Técnicamente, Fabre cuenta con un gran montaje. Y no por grandes infraestructuras, sino por muchos elementos sencillos que, todo juntos, compenetrados y en cantidades abundantes, crean una experiencia visual y plástica muy potente: ventiladores, humo, confeti, maquillaje y decenas de máscaras y vestidos extremos, desfasados, paródicos. Sobre el escenario, quince actores en un alarde impresionante de energía y buena forma física, que bailan, corren y saltan sin bajar el ritmo. La música, a momentos festiva y en otros más calmada, está compuesta expresamente por Raymond van het Groenewoud y el también actor Andrew Van Ostade, aunque cuenta con ritmos externos –a la obra, no a la patria- como el ya mítico Alors on danse de Stromae.

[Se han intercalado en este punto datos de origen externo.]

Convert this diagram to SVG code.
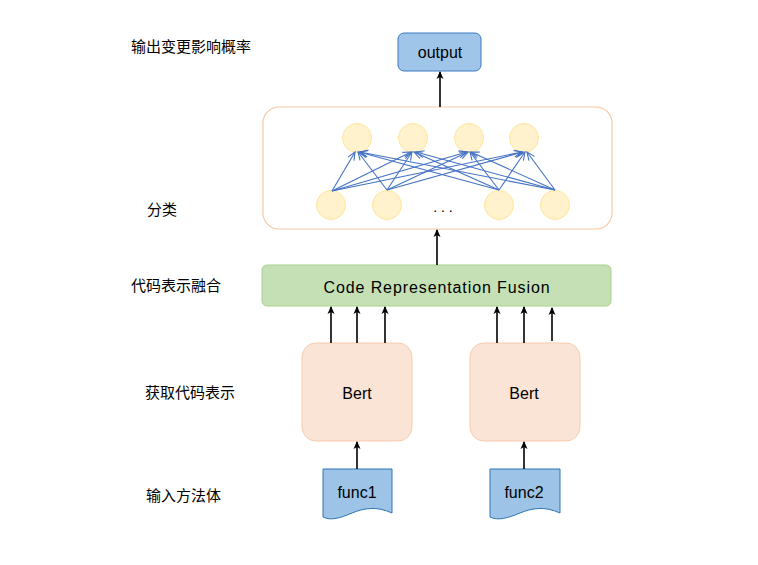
<svg xmlns="http://www.w3.org/2000/svg" width="758" height="565" viewBox="0 0 758 565">
<defs>
<style>
.lbl{font-family:"Noto Sans CJK SC","Liberation Sans",sans-serif;font-size:15px;fill:#000}
.t{font-family:"Liberation Sans","Noto Sans",sans-serif;font-size:16px;fill:#000;text-anchor:middle;dominant-baseline:central}
.blk{stroke:#000;stroke-width:1.6;fill:none}
.nn{stroke:#4472C4;stroke-width:1.1;fill:none}
.circ{fill:#FFF2CC;stroke:#FFE599;stroke-width:1}
</style>
<marker id="ab" markerWidth="8" markerHeight="8" refX="7" refY="4" orient="auto" markerUnits="userSpaceOnUse">
<path d="M0,0.5 L8,4 L0,7.5 L2,4 Z" fill="#000"/>
</marker>
<marker id="ao" markerWidth="10" markerHeight="10" refX="9" refY="5" orient="auto" markerUnits="userSpaceOnUse">
<path d="M1,1.5 L9,5 L1,8.5" fill="none" stroke="#4472C4" stroke-width="1.1"/>
</marker>
</defs>
<rect width="758" height="565" fill="#fff"/>

<g id="labels">
<text class="lbl" x="131" y="52">输出变更影响概率</text>
<text class="lbl" x="147" y="215">分类</text>
<text class="lbl" x="131" y="291">代码表示融合</text>
<text class="lbl" x="145" y="398">获取代码表示</text>
<text class="lbl" x="146" y="501">输入方法体</text>
</g>

<g id="output">
<rect x="398" y="33" width="83" height="38" rx="6" fill="#9FC5E8" stroke="#3D7BC1" stroke-width="1"/>
<text class="t" x="440" y="52" font-size="16.5">output</text>
</g>

<g id="classifier">
<rect x="263" y="107" width="349" height="122" rx="16" fill="#fff" stroke="#F8C8A4" stroke-width="1.2"/>
<circle class="circ" cx="357" cy="138" r="14.5"/>
<circle class="circ" cx="413" cy="138" r="14.5"/>
<circle class="circ" cx="469" cy="138" r="14.5"/>
<circle class="circ" cx="524" cy="138" r="14.5"/>
<circle class="circ" cx="331" cy="205" r="14.5"/>
<circle class="circ" cx="387" cy="205" r="14.5"/>
<circle class="circ" cx="499" cy="205" r="14.5"/>
<circle class="circ" cx="555" cy="205" r="14.5"/>
<text x="443" y="212" font-family="Liberation Sans, sans-serif" font-size="14" text-anchor="middle">. . .</text>
</g>

<g id="fusion">
<rect x="262" y="265" width="349" height="41" rx="5" fill="#C5E0B4" stroke="#A9D18E" stroke-width="1"/>
<text class="t" x="437" y="287" font-size="17" letter-spacing="0.9">Code Representation Fusion</text>
</g>

<g id="bert1">
<rect x="302" y="343" width="110" height="98" rx="14" fill="#FAE4D6" stroke="#F8CBAD" stroke-width="1"/>
<text class="t" x="357" y="393">Bert</text>
</g>
<g id="bert2">
<rect x="470" y="343" width="110" height="98" rx="14" fill="#FAE4D6" stroke="#F8CBAD" stroke-width="1"/>
<text class="t" x="524" y="393">Bert</text>
</g>

<g id="func1">
<path d="M323,469 H392 V513 C377,506 364,508 352,513 C340,518 331,521 323,517 Z" fill="#9DC3E6" stroke="#2E75B6" stroke-width="1"/>
<text class="t" x="357" y="492">func1</text>
</g>
<g id="func2">
<path d="M490,469 H560 V513 C545,506 532,508 520,513 C508,518 498,521 490,517 Z" fill="#9DC3E6" stroke="#2E75B6" stroke-width="1"/>
<text class="t" x="524" y="492">func2</text>
</g>

<g id="connectors">
<line class="blk" x1="440" y1="107" x2="440" y2="72" marker-end="url(#ab)"/>
<line class="blk" x1="437" y1="265" x2="437" y2="230" marker-end="url(#ab)"/>
<line class="blk" x1="331" y1="343" x2="331" y2="307" marker-end="url(#ab)"/>
<line class="blk" x1="357" y1="343" x2="357" y2="307" marker-end="url(#ab)"/>
<line class="blk" x1="385" y1="343" x2="385" y2="307" marker-end="url(#ab)"/>
<line class="blk" x1="497" y1="343" x2="497" y2="307" marker-end="url(#ab)"/>
<line class="blk" x1="524" y1="343" x2="524" y2="307" marker-end="url(#ab)"/>
<line class="blk" x1="552" y1="341" x2="552" y2="308" marker-end="url(#ab)"/>
<line class="blk" x1="357" y1="469" x2="357" y2="442" marker-end="url(#ab)"/>
<line class="blk" x1="524" y1="469" x2="524" y2="442" marker-end="url(#ab)"/>

<line class="nn" x1="332" y1="191" x2="355" y2="152" marker-end="url(#ao)"/>
<line class="nn" x1="332" y1="191" x2="411" y2="152" marker-end="url(#ao)"/>
<line class="nn" x1="332" y1="191" x2="467" y2="152" marker-end="url(#ao)"/>
<line class="nn" x1="332" y1="191" x2="522" y2="152" marker-end="url(#ao)"/>
<line class="nn" x1="387" y1="190" x2="358" y2="152" marker-end="url(#ao)"/>
<line class="nn" x1="387" y1="190" x2="412" y2="152" marker-end="url(#ao)"/>
<line class="nn" x1="387" y1="190" x2="468" y2="152" marker-end="url(#ao)"/>
<line class="nn" x1="387" y1="190" x2="523" y2="152" marker-end="url(#ao)"/>
<line class="nn" x1="499" y1="190" x2="359" y2="152" marker-end="url(#ao)"/>
<line class="nn" x1="499" y1="190" x2="414" y2="152" marker-end="url(#ao)"/>
<line class="nn" x1="499" y1="190" x2="470" y2="152" marker-end="url(#ao)"/>
<line class="nn" x1="499" y1="190" x2="525" y2="152" marker-end="url(#ao)"/>
<line class="nn" x1="555" y1="190" x2="360" y2="152" marker-end="url(#ao)"/>
<line class="nn" x1="555" y1="190" x2="416" y2="152" marker-end="url(#ao)"/>
<line class="nn" x1="555" y1="190" x2="471" y2="152" marker-end="url(#ao)"/>
<line class="nn" x1="555" y1="190" x2="527" y2="152" marker-end="url(#ao)"/>
</g>
</svg>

Ahora bien, si analizamos el mensaje nos damos cuenta de que lo que dice en cuatro horas lo podría decir en dos. El despliegue, aunque estéticamente impactante, se hace excesivo, barroco, con una búsqueda de la provocación por provocación en muchas de las partes. No se necesita semejante maratón de espectáculo para decir que el primer mundo (habla y ejemplifica Bélgica, pero en el fondo podría referirse a cualquier otro país afortunado) es hipócrita, egoísta y contradictorio. Sobre todo porque, pese a que como experiencia de gran formato es una obra que vale la pena vivir, está lejos de provocar algo más profundo. Nos reímos de las costumbres ridiculizadas, pero estas aparecen tan estiradas que resultan lejanas, y por tanto no nos interpelan ni nos incomodan. Mejor pasarlo bien: para olvidar los problemas, mejor bailar.